* begin Recorded data *
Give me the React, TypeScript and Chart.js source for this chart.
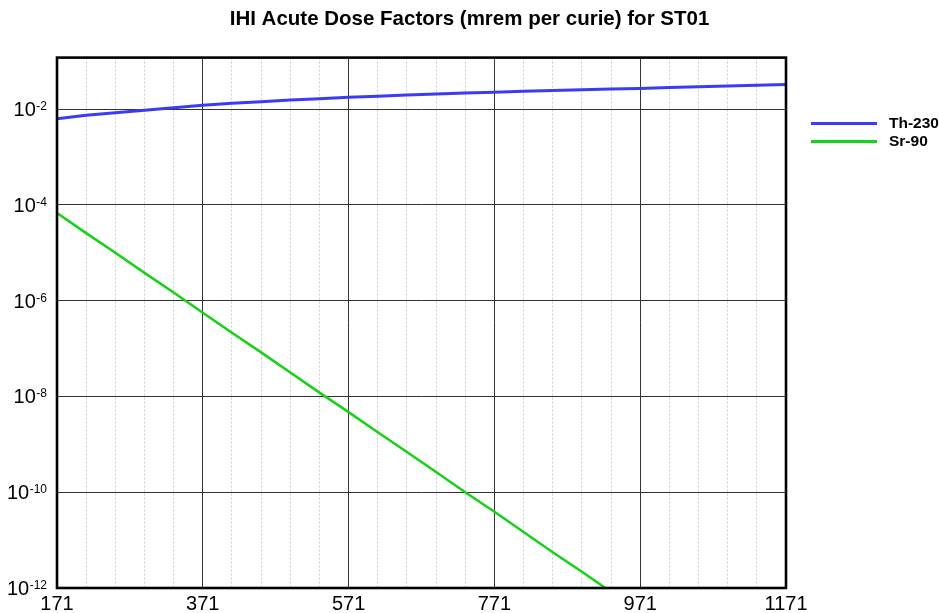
import React, { useEffect, useRef } from "react";
import { Chart, registerables } from "chart.js";

Chart.register(...registerables);

const TITLE = "IHI Acute Dose Factors (mrem per curie) for ST01";
const X_VALUES = [171, 211, 251, 291, 331, 371, 411, 451, 491, 531, 571, 611, 651, 691, 731, 771, 811, 851, 891, 931, 971, 1011, 1051, 1091, 1131, 1171];
const TH230 = [0.00628, 0.00739, 0.00837, 0.0094, 0.01064, 0.0120, 0.01315, 0.01427, 0.0154, 0.01647, 0.01754, 0.01858, 0.01958, 0.02055, 0.02156, 0.02251, 0.02339, 0.0243, 0.02526, 0.02612, 0.02701, 0.02807, 0.02917, 0.03031, 0.03149, 0.03273];
const SR90 = [6.76e-5, 2.57e-5, 1.0e-5, 3.8e-6, 1.48e-6, 5.6e-7, 2.14e-7, 8.3e-8, 3.16e-8, 1.2e-8, 4.7e-9, 1.78e-9, 6.9e-10, 2.63e-10, 1.0e-10, 3.9e-11, 1.48e-11, 5.6e-12, 2.19e-12, 8.3e-13];
const SERIES_NAMES = ["Th-230", "Sr-90"];
const SERIES_COLORS = ["#3b3bf6", "#16d216"];
const X_MAJOR_TICKS = [171, 371, 571, 771, 971, 1171];
const X_MINOR_TICKS = [211, 251, 291, 331, 411, 451, 491, 531, 611, 651, 691, 731, 811, 851, 891, 931, 1011, 1051, 1091, 1131];
const Y_TICK_EXPONENTS = [-12, -10, -8, -6, -4, -2];
const X_MIN = 171;
const X_MAX = 1171;
const Y_MIN = 1e-12;
const Y_MAX = 0.1186;

const FONT = "'Liberation Sans', Arial, sans-serif";

const framePlugin = {
  id: "frameAndLabels",
  afterDraw(chart: any) {
    const { ctx, chartArea } = chart;
    const yScale = chart.scales.y;
    ctx.save();
    ctx.strokeStyle = "#000";
    ctx.lineWidth = 2.6;
    ctx.strokeRect(chartArea.left, chartArea.top, chartArea.right - chartArea.left, chartArea.bottom - chartArea.top);
    ctx.fillStyle = "#000";
    ctx.textAlign = "right";
    ctx.textBaseline = "alphabetic";
    const rightX = chartArea.left - 10;
    Y_TICK_EXPONENTS.forEach((e) => {
      const y = yScale.getPixelForValue(Math.pow(10, e));
      const expText = String(e);
      ctx.font = `12px ${FONT}`;
      const w = ctx.measureText(expText).width;
      ctx.fillText(expText, rightX, y + 1);
      ctx.font = `20px ${FONT}`;
      ctx.fillText("10", rightX - w - 0.5, y + 7);
    });
    chart.data.datasets.forEach((ds: any, i: number) => {
      const y = chartArea.top + 66 + 18 * i;
      ctx.strokeStyle = ds.borderColor;
      ctx.lineWidth = 3;
      ctx.beginPath();
      ctx.moveTo(chartArea.right + 25, y);
      ctx.lineTo(chartArea.right + 91, y);
      ctx.stroke();
      ctx.fillStyle = "#000";
      ctx.textAlign = "left";
      ctx.textBaseline = "middle";
      ctx.font = `bold 15.5px ${FONT}`;
      ctx.fillText(ds.label, chartArea.right + 103, y + 0.5);
    });
    ctx.restore();
  },
};

export default function App() {
  const ref = useRef<HTMLCanvasElement | null>(null);
  useEffect(() => {
    document.body.style.margin = "0";
    const canvas = ref.current;
    if (!canvas) return;
    const chart = new Chart(canvas, {
      type: "line",
      data: {
        datasets: [
          {
            label: SERIES_NAMES[0],
            data: X_VALUES.map((x, i) => ({ x, y: TH230[i] })),
            borderColor: SERIES_COLORS[0],
            borderWidth: 3,
            pointRadius: 0,
            tension: 0,
            fill: false,
          },
          {
            label: SERIES_NAMES[1],
            data: SR90.map((y, i) => ({ x: X_VALUES[i], y })),
            borderColor: SERIES_COLORS[1],
            borderWidth: 2.5,
            pointRadius: 0,
            tension: 0,
            fill: false,
          },
        ],
      },
      options: {
        animation: false,
        responsive: false,
        devicePixelRatio: 1,
        layout: { padding: 0 },
        plugins: {
          legend: { display: false },
          tooltip: { enabled: false },
          title: {
            display: true,
            text: TITLE,
            color: "#000",
            font: { family: FONT, size: 20.5, weight: "bold" },
            padding: { top: 7.5, bottom: 25.5 },
            align: "center",
          },
        },
        scales: {
          x: {
            type: "linear",
            position: "bottom",
            min: X_MIN,
            max: X_MAX,
            afterBuildTicks: (s: any) => {
              s.ticks = X_MAJOR_TICKS.map((v) => ({ value: v }));
            },
            afterFit: (s: any) => {
              s.height = 25;
            },
            ticks: {
              autoSkip: false,
              maxRotation: 0,
              color: "#000",
              font: { family: FONT, size: 20 },
              padding: 4,
              callback: (v: any) => String(v),
            },
            grid: { color: "#333", lineWidth: 1, drawTicks: false },
            border: { display: false },
          },
          x2: {
            type: "linear",
            position: "bottom",
            min: X_MIN,
            max: X_MAX,
            afterBuildTicks: (s: any) => {
              s.ticks = X_MINOR_TICKS.map((v) => ({ value: v }));
            },
            afterFit: (s: any) => {
              s.height = 0;
            },
            ticks: { display: false },
            grid: { color: "#cdcdcd", lineWidth: 1, drawTicks: false },
            border: { display: false, dash: [2, 2] },
          },
          y: {
            type: "logarithmic",
            position: "left",
            min: Y_MIN,
            max: Y_MAX,
            afterBuildTicks: (s: any) => {
              s.ticks = Y_TICK_EXPONENTS.map((e) => ({ value: Math.pow(10, e) }));
            },
            afterFit: (s: any) => {
              s.width = 57;
            },
            ticks: { display: false },
            grid: { color: "#333", lineWidth: 1, drawTicks: false },
            border: { display: false },
          },
          yRight: {
            type: "linear",
            position: "right",
            afterFit: (s: any) => {
              s.width = 153;
            },
            ticks: { display: false },
            grid: { display: false, drawTicks: false },
            border: { display: false },
          },
        },
      },
      plugins: [framePlugin],
    } as any);
    return () => chart.destroy();
  }, []);
  return (
    <div style={{ width: 939, height: 613, background: "#fff" }}>
      <canvas ref={ref} width={939} height={613} />
    </div>
  );
}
* end Recorded data *
Restate the listing above word for word, and skip the pictures.

Give me the React, TypeScript and Chart.js source for this chart.
import React, { useEffect, useRef } from "react";
import { Chart, registerables } from "chart.js";

Chart.register(...registerables);

const TITLE = "IHI Acute Dose Factors (mrem per curie) for ST01";
const X_VALUES = [171, 211, 251, 291, 331, 371, 411, 451, 491, 531, 571, 611, 651, 691, 731, 771, 811, 851, 891, 931, 971, 1011, 1051, 1091, 1131, 1171];
const TH230 = [0.00628, 0.00739, 0.00837, 0.0094, 0.01064, 0.0120, 0.01315, 0.01427, 0.0154, 0.01647, 0.01754, 0.01858, 0.01958, 0.02055, 0.02156, 0.02251, 0.02339, 0.0243, 0.02526, 0.02612, 0.02701, 0.02807, 0.02917, 0.03031, 0.03149, 0.03273];
const SR90 = [6.76e-5, 2.57e-5, 1.0e-5, 3.8e-6, 1.48e-6, 5.6e-7, 2.14e-7, 8.3e-8, 3.16e-8, 1.2e-8, 4.7e-9, 1.78e-9, 6.9e-10, 2.63e-10, 1.0e-10, 3.9e-11, 1.48e-11, 5.6e-12, 2.19e-12, 8.3e-13];
const SERIES_NAMES = ["Th-230", "Sr-90"];
const SERIES_COLORS = ["#3b3bf6", "#16d216"];
const X_MAJOR_TICKS = [171, 371, 571, 771, 971, 1171];
const X_MINOR_TICKS = [211, 251, 291, 331, 411, 451, 491, 531, 611, 651, 691, 731, 811, 851, 891, 931, 1011, 1051, 1091, 1131];
const Y_TICK_EXPONENTS = [-12, -10, -8, -6, -4, -2];
const X_MIN = 171;
const X_MAX = 1171;
const Y_MIN = 1e-12;
const Y_MAX = 0.1186;

const FONT = "'Liberation Sans', Arial, sans-serif";

const framePlugin = {
  id: "frameAndLabels",
  afterDraw(chart: any) {
    const { ctx, chartArea } = chart;
    const yScale = chart.scales.y;
    ctx.save();
    ctx.strokeStyle = "#000";
    ctx.lineWidth = 2.6;
    ctx.strokeRect(chartArea.left, chartArea.top, chartArea.right - chartArea.left, chartArea.bottom - chartArea.top);
    ctx.fillStyle = "#000";
    ctx.textAlign = "right";
    ctx.textBaseline = "alphabetic";
    const rightX = chartArea.left - 10;
    Y_TICK_EXPONENTS.forEach((e) => {
      const y = yScale.getPixelForValue(Math.pow(10, e));
      const expText = String(e);
      ctx.font = `12px ${FONT}`;
      const w = ctx.measureText(expText).width;
      ctx.fillText(expText, rightX, y + 1);
      ctx.font = `20px ${FONT}`;
      ctx.fillText("10", rightX - w - 0.5, y + 7);
    });
    chart.data.datasets.forEach((ds: any, i: number) => {
      const y = chartArea.top + 66 + 18 * i;
      ctx.strokeStyle = ds.borderColor;
      ctx.lineWidth = 3;
      ctx.beginPath();
      ctx.moveTo(chartArea.right + 25, y);
      ctx.lineTo(chartArea.right + 91, y);
      ctx.stroke();
      ctx.fillStyle = "#000";
      ctx.textAlign = "left";
      ctx.textBaseline = "middle";
      ctx.font = `bold 15.5px ${FONT}`;
      ctx.fillText(ds.label, chartArea.right + 103, y + 0.5);
    });
    ctx.restore();
  },
};

export default function App() {
  const ref = useRef<HTMLCanvasElement | null>(null);
  useEffect(() => {
    document.body.style.margin = "0";
    const canvas = ref.current;
    if (!canvas) return;
    const chart = new Chart(canvas, {
      type: "line",
      data: {
        datasets: [
          {
            label: SERIES_NAMES[0],
            data: X_VALUES.map((x, i) => ({ x, y: TH230[i] })),
            borderColor: SERIES_COLORS[0],
            borderWidth: 3,
            pointRadius: 0,
            tension: 0,
            fill: false,
          },
          {
            label: SERIES_NAMES[1],
            data: SR90.map((y, i) => ({ x: X_VALUES[i], y })),
            borderColor: SERIES_COLORS[1],
            borderWidth: 2.5,
            pointRadius: 0,
            tension: 0,
            fill: false,
          },
        ],
      },
      options: {
        animation: false,
        responsive: false,
        devicePixelRatio: 1,
        layout: { padding: 0 },
        plugins: {
          legend: { display: false },
          tooltip: { enabled: false },
          title: {
            display: true,
            text: TITLE,
            color: "#000",
            font: { family: FONT, size: 20.5, weight: "bold" },
            padding: { top: 7.5, bottom: 25.5 },
            align: "center",
          },
        },
        scales: {
          x: {
            type: "linear",
            position: "bottom",
            min: X_MIN,
            max: X_MAX,
            afterBuildTicks: (s: any) => {
              s.ticks = X_MAJOR_TICKS.map((v) => ({ value: v }));
            },
            afterFit: (s: any) => {
              s.height = 25;
            },
            ticks: {
              autoSkip: false,
              maxRotation: 0,
              color: "#000",
              font: { family: FONT, size: 20 },
              padding: 4,
              callback: (v: any) => String(v),
            },
            grid: { color: "#333", lineWidth: 1, drawTicks: false },
            border: { display: false },
          },
          x2: {
            type: "linear",
            position: "bottom",
            min: X_MIN,
            max: X_MAX,
            afterBuildTicks: (s: any) => {
              s.ticks = X_MINOR_TICKS.map((v) => ({ value: v }));
            },
            afterFit: (s: any) => {
              s.height = 0;
            },
            ticks: { display: false },
            grid: { color: "#cdcdcd", lineWidth: 1, drawTicks: false },
            border: { display: false, dash: [2, 2] },
          },
          y: {
            type: "logarithmic",
            position: "left",
            min: Y_MIN,
            max: Y_MAX,
            afterBuildTicks: (s: any) => {
              s.ticks = Y_TICK_EXPONENTS.map((e) => ({ value: Math.pow(10, e) }));
            },
            afterFit: (s: any) => {
              s.width = 57;
            },
            ticks: { display: false },
            grid: { color: "#333", lineWidth: 1, drawTicks: false },
            border: { display: false },
          },
          yRight: {
            type: "linear",
            position: "right",
            afterFit: (s: any) => {
              s.width = 153;
            },
            ticks: { display: false },
            grid: { display: false, drawTicks: false },
            border: { display: false },
          },
        },
      },
      plugins: [framePlugin],
    } as any);
    return () => chart.destroy();
  }, []);
  return (
    <div style={{ width: 939, height: 613, background: "#fff" }}>
      <canvas ref={ref} width={939} height={613} />
    </div>
  );
}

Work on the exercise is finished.